The 2026 Giro d’Italia can be read through its route, the favorites, the mountain stages or the weight of the time trial. But there is also a less immediate and perhaps more revealing reading: that of the statistical quality of the starting field. It is not enough to count the most anticipated names; one must understand how competitive value is distributed within the startlist and how capable the race is of concentrating riders who are truly impactful in the global hierarchy.
To measure this aspect, a synthetic indicator has been constructed, the Startlist Gravity Index. The SGI combines four elements: the weight of riders within the Top 50 of the ranking, those within the Top 100, the depth down to the Top 200 and overall ranking coverage. In other words, the index does not merely measure the presence of superstars, but the competitive structure of the race. In the case of the 2026 Giro, the startlist considered comprises 184 riders (official announcements and team previews have obviously been considered, pending the definitive list of starters). Of these, 177 are ranked within the first thousand positions of the ranking, while the others do not have a ranking useful for weighting purposes. The overall qualitative score, calculated by assigning decreasing values to different ranking bands, equals 963 points. The average value per rider is therefore 5.18 points.
The most interesting data is the strong internal asymmetry. The first 16 riders within the Top 50, representing just 8.60% of the group, produce 455 points, or 47.25% of the entire qualitative value of the race. Even more evident is the weight of the Top 100: 36 riders, less than one-fifth of the group, generate 655 points, equal to 68.02% of overall quality. This means that the 2026 Giro is not simply a race with a big cover-story name. Jonas Vingegaard certainly constitutes the sporting and media apex of the startlist: the official Giro website presented his debut at the Corsa Rosa as one of the great events of the 2026 edition, also recalling the possible objective of the Giro-Tour and the completion of the series of three Grand Tours. However, the competitive structure runs deeper. Alongside the Danish rider sits a broad band of general classification contenders, stage racers, sprinters, climbers and specialists capable of making the race less dependent on the sole confrontation between favorites.
The SGI of the 2026 Giro equals 68.51 out of 100. It is a value that places the race in the upper tier of strong startlists, very close to the threshold of very strong startlists. The reading is clear: the Giro does not present an absolute concentration of superstars in the Top 10, but possesses notable density in the Top 100 and very consistent depth down to the Top 200. However, this numerical snapshot must be contextualized.

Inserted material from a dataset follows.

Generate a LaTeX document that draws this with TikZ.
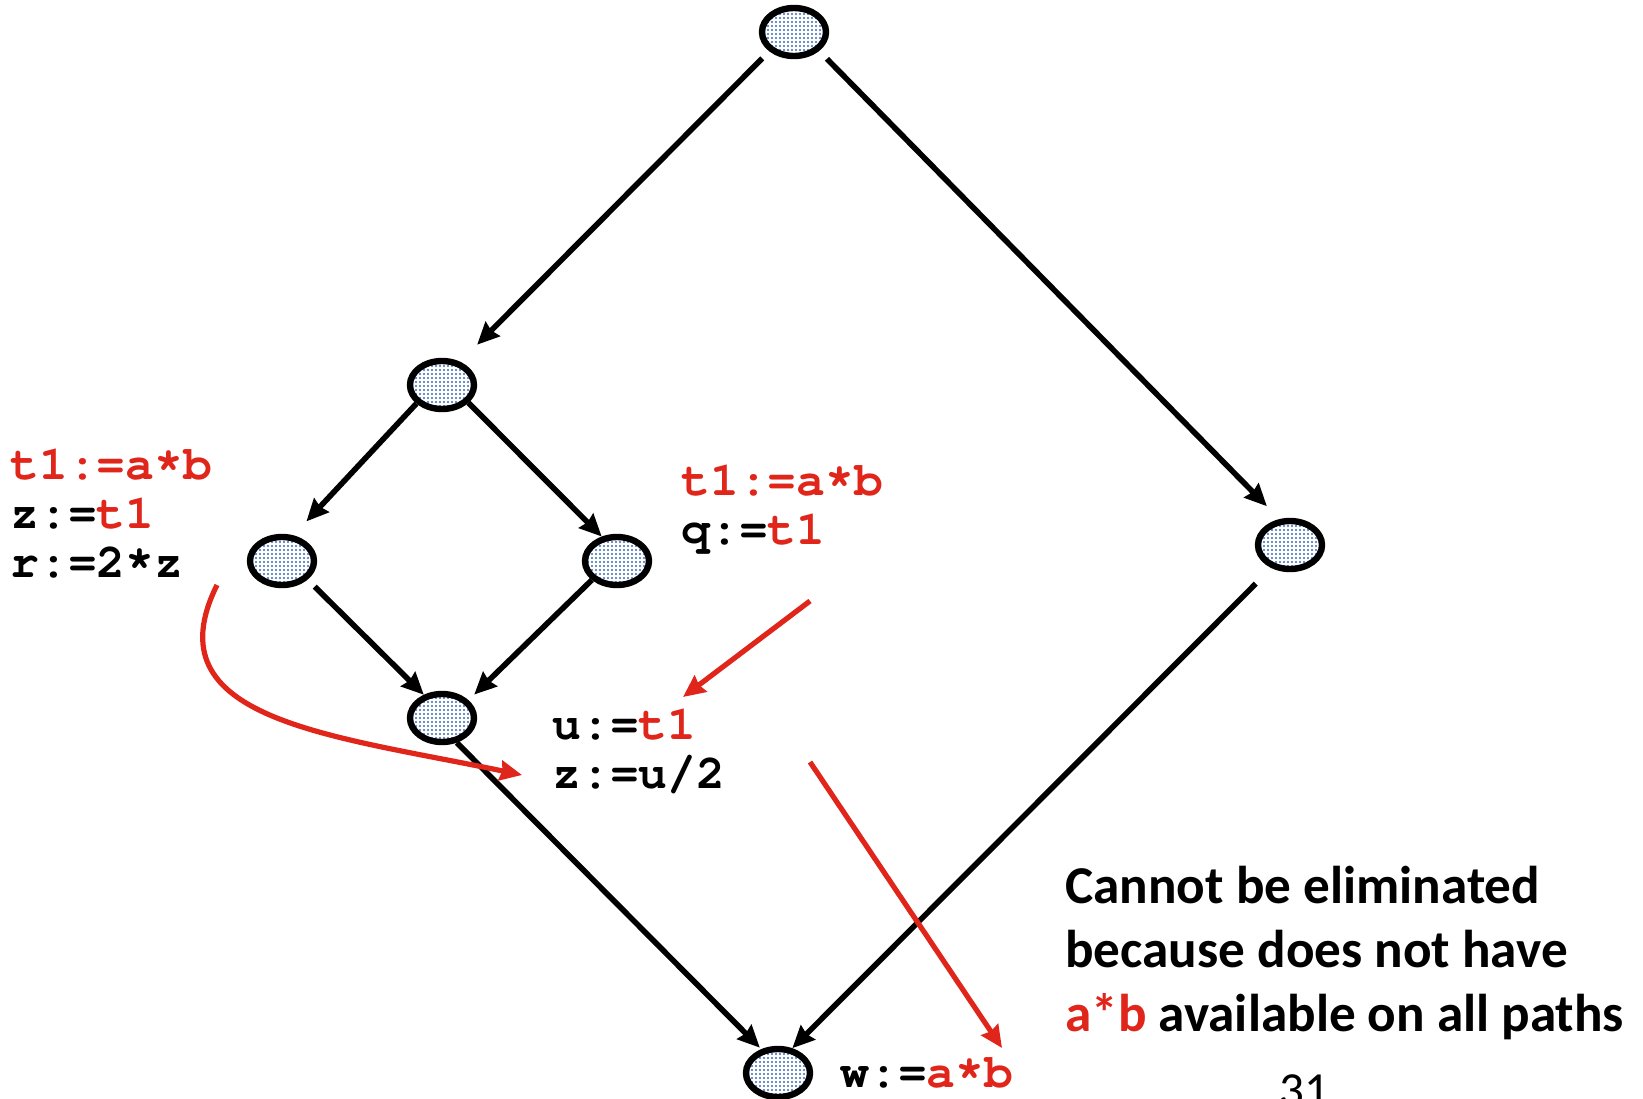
\documentclass[tikz,border=0pt]{standalone}
\usepackage{fontspec}
\setmainfont{Carlito}
\setmonofont{Liberation Mono}
\usetikzlibrary{shapes.geometric,arrows.meta,patterns.meta}

\definecolor{hot}{HTML}{E0261B}
\definecolor{dots}{HTML}{3A68B8}

% raised asterisk for the code lines
\newcommand\tms{\raisebox{0.3ex}{*}}

\tikzset{
  blk/.style={ellipse, draw, line width=3.2pt, minimum width=32pt, minimum height=24pt,
    inner sep=0pt, preaction={fill=white}, pattern={Dots[distance=2pt,radius=0.6pt]}, pattern color=dots},
  code/.style={anchor=base west, inner sep=0pt, align=left,
    font=\fontencoding{T1}\fontfamily{pcr}\fontseries{b}\fontsize{24}{24.5}\selectfont},
  flow/.style={-{Stealth[length=11pt,width=10pt,inset=1pt]}, line width=2.8pt},
  hint/.style={flow, hot, line width=2.6pt},
}

\begin{document}
\begin{tikzpicture}[x=0.5pt, y=-0.5pt]
\path[use as bounding box, fill=white] (0,0) rectangle (1643,1098);

% blocks of the flow graph
\path
(794,32) node[blk] (A) {}
(442,385) node[blk] (B) {}
(282,561) node[blk] (C) {}
(617,561) node[blk] (D) {}
(442,718) node[blk] (E) {}
(1290,545) node[blk] (F) {}
(778,1073) node[blk] (G) {};

\draw[flow, shorten <=5pt, shorten >=12pt] (A.218) -- (B.52);
\draw[flow, shorten <=5.5pt, shorten >=9pt] (A.323) -- (F.112);
\draw[flow, shorten >=9.5pt] (B.216) -- (C.66);
\draw[flow] (B.326) -- (D.122);
\draw[flow, shorten <=5pt] (C.324) -- (E.128);
\draw[flow, shorten >=4pt] (D.217) -- (E.34);
\draw[flow, shorten >=1pt] (E.301) -- (G.125);
\draw[flow, shorten <=11pt] (F.231) -- (G.60);

% statements (anchored on the last line)
\node[code] (L) at (10,577) {{\color{hot}t1:=a\tms b}\\z:={\color{hot}t1}\\r:=2\tms z};
\node[code] (Q) at (681,544) {{\color{hot}t1:=a\tms b}\\q:={\color{hot}t1}};
\node[code] (U) at (552,788) {u:={\color{hot}t1}\\z:=u/2};
\node[code] (W) at (840,1087) {w:={\color{hot}a\tms b}};

% red hints
\coordinate (p1) at (217,585);
\coordinate (p2) at (522,775);
\coordinate (q1) at (810,601);
\coordinate (q2) at (683,697);
\coordinate (s1) at (810,762);
\coordinate (s2) at (1002,1048);
\draw[hint] (p1) .. controls (150,720) and (330,735) .. (p2);
\draw[hint] (q1) -- (q2);
\draw[hint] (s1) -- (s2);

\node[anchor=base west, inner sep=0pt, align=left, font=\bfseries\fontsize{26.6}{32}\selectfont] (note) at (1065,1031)
  {Cannot be eliminated\\because does not have\\{\color{hot}a*b} available on all paths};
\node[anchor=base west, inner sep=0pt, font=\fontsize{24.5}{30}\selectfont] (pg) at (1279,1106) {31};
\end{tikzpicture}
\end{document}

Vingegaard arrives at the Giro with a condition already certified by victories at Paris-Nice and the Volta a Catalunya, two WorldTour stage races won with authority in the early part of the season. The official Giro website itself indicated him, a month before the start, as the most obvious favorite for the pink jersey. The international press further reinforced this reading, also in light of the absences of João Almeida, Mikel Landa and Richard Carapaz, which redesigned the general classification hierarchy even before the start.
But precisely here the indicator adds something to the traditional narrative. A favorite so strong might make the race appear less open; the structure of the startlist, instead, says the opposite. The 2026 Giro is not weak because it has a man clearly above the others. It is a race with a very recognizable apex and, at the same time, with a broad competitive base. Giulio Pellizzari, Jai Hindley, Egan Bernal, Adam Yates, Felix Gall, Ben O’Connor, Giulio Ciccone, Santiago Buitrago, Jonathan Milan and Filippo Ganna belong to different technical categories, but together they construct a deep field of play, capable of producing tactical tension every day.
The route also confirms this reading. From the course starting in Nessebar to Rome emerge 3,468 kilometers and 48,700 meters of total positive elevation gain, a layout that does not allow theoretical superiority to be transformed into automatic race control. The Giro remains a race of accumulation, attrition, adaptation and crisis. Its recent history teaches that the pink jersey is not conquered solely against opponents, but against the variability of the third week, the weather, crashes, provisional alliances and the physiological fragility that every Grand Tour carries with it.
The conclusion, therefore, is more articulated than the simple presence of Vingegaard suggests. The 2026 Giro d’Italia is born with a clear favorite, perhaps a very clear one, but not with a statistically weak race. Its true gravity does not lie solely in the name of the man to beat, but rather in the quality distributed around him. Less than 20% of the group produces over two-thirds of the overall competitive value: this is the data that returns the depth of the startlist. Vingegaard is the center of the stage; the Giro, however, remains a complex competitive system. And precisely this tension between expected dominance and the density of opponents can become the most interesting story of the 2026 Corsa Rosa.